— Start —
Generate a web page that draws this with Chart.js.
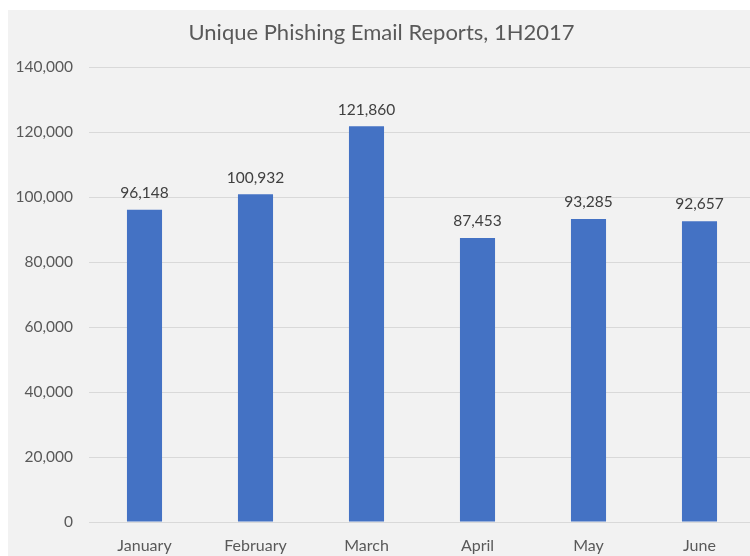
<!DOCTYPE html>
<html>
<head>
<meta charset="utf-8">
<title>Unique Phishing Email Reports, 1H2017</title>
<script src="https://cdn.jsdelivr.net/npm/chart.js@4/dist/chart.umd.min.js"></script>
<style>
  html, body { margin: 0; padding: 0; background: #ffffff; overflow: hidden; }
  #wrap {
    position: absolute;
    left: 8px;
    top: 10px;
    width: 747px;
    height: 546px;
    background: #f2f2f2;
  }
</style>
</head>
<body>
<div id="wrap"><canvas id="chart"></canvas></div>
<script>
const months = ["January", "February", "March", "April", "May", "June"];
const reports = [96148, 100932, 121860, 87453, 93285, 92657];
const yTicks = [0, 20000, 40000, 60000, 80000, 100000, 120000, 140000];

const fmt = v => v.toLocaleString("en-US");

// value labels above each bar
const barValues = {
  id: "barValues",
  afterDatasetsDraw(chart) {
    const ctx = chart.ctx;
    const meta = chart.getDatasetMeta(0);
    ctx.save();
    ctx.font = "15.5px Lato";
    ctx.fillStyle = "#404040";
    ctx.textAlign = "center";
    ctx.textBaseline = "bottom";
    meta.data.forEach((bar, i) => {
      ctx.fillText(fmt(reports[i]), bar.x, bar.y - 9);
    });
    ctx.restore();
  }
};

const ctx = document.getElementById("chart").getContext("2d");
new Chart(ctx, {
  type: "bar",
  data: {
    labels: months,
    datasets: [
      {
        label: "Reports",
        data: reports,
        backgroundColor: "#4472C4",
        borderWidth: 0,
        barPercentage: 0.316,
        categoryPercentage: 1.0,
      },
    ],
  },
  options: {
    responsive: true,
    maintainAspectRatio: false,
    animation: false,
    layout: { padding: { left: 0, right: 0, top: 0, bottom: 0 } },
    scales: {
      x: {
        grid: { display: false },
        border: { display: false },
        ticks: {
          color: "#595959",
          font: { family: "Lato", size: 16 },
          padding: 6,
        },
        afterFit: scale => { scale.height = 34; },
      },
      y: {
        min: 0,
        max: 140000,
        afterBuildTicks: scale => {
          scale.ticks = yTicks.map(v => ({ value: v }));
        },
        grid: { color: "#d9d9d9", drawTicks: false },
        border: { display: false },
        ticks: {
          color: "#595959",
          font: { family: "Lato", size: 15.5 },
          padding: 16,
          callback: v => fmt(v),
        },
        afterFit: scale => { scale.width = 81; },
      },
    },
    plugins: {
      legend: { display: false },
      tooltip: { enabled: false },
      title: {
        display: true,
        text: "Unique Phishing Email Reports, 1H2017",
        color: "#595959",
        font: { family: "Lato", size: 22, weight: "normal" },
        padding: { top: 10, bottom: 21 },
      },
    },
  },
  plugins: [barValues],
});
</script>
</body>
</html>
— End —
Using the data above, print every line exactly, omitting pictures.

- Final answer
Generate a web page that draws this with Chart.js.
<!DOCTYPE html>
<html>
<head>
<meta charset="utf-8">
<title>Unique Phishing Email Reports, 1H2017</title>
<script src="https://cdn.jsdelivr.net/npm/chart.js@4/dist/chart.umd.min.js"></script>
<style>
  html, body { margin: 0; padding: 0; background: #ffffff; overflow: hidden; }
  #wrap {
    position: absolute;
    left: 8px;
    top: 10px;
    width: 747px;
    height: 546px;
    background: #f2f2f2;
  }
</style>
</head>
<body>
<div id="wrap"><canvas id="chart"></canvas></div>
<script>
const months = ["January", "February", "March", "April", "May", "June"];
const reports = [96148, 100932, 121860, 87453, 93285, 92657];
const yTicks = [0, 20000, 40000, 60000, 80000, 100000, 120000, 140000];

const fmt = v => v.toLocaleString("en-US");

// value labels above each bar
const barValues = {
  id: "barValues",
  afterDatasetsDraw(chart) {
    const ctx = chart.ctx;
    const meta = chart.getDatasetMeta(0);
    ctx.save();
    ctx.font = "15.5px Lato";
    ctx.fillStyle = "#404040";
    ctx.textAlign = "center";
    ctx.textBaseline = "bottom";
    meta.data.forEach((bar, i) => {
      ctx.fillText(fmt(reports[i]), bar.x, bar.y - 9);
    });
    ctx.restore();
  }
};

const ctx = document.getElementById("chart").getContext("2d");
new Chart(ctx, {
  type: "bar",
  data: {
    labels: months,
    datasets: [
      {
        label: "Reports",
        data: reports,
        backgroundColor: "#4472C4",
        borderWidth: 0,
        barPercentage: 0.316,
        categoryPercentage: 1.0,
      },
    ],
  },
  options: {
    responsive: true,
    maintainAspectRatio: false,
    animation: false,
    layout: { padding: { left: 0, right: 0, top: 0, bottom: 0 } },
    scales: {
      x: {
        grid: { display: false },
        border: { display: false },
        ticks: {
          color: "#595959",
          font: { family: "Lato", size: 16 },
          padding: 6,
        },
        afterFit: scale => { scale.height = 34; },
      },
      y: {
        min: 0,
        max: 140000,
        afterBuildTicks: scale => {
          scale.ticks = yTicks.map(v => ({ value: v }));
        },
        grid: { color: "#d9d9d9", drawTicks: false },
        border: { display: false },
        ticks: {
          color: "#595959",
          font: { family: "Lato", size: 15.5 },
          padding: 16,
          callback: v => fmt(v),
        },
        afterFit: scale => { scale.width = 81; },
      },
    },
    plugins: {
      legend: { display: false },
      tooltip: { enabled: false },
      title: {
        display: true,
        text: "Unique Phishing Email Reports, 1H2017",
        color: "#595959",
        font: { family: "Lato", size: 22, weight: "normal" },
        padding: { top: 10, bottom: 21 },
      },
    },
  },
  plugins: [barValues],
});
</script>
</body>
</html>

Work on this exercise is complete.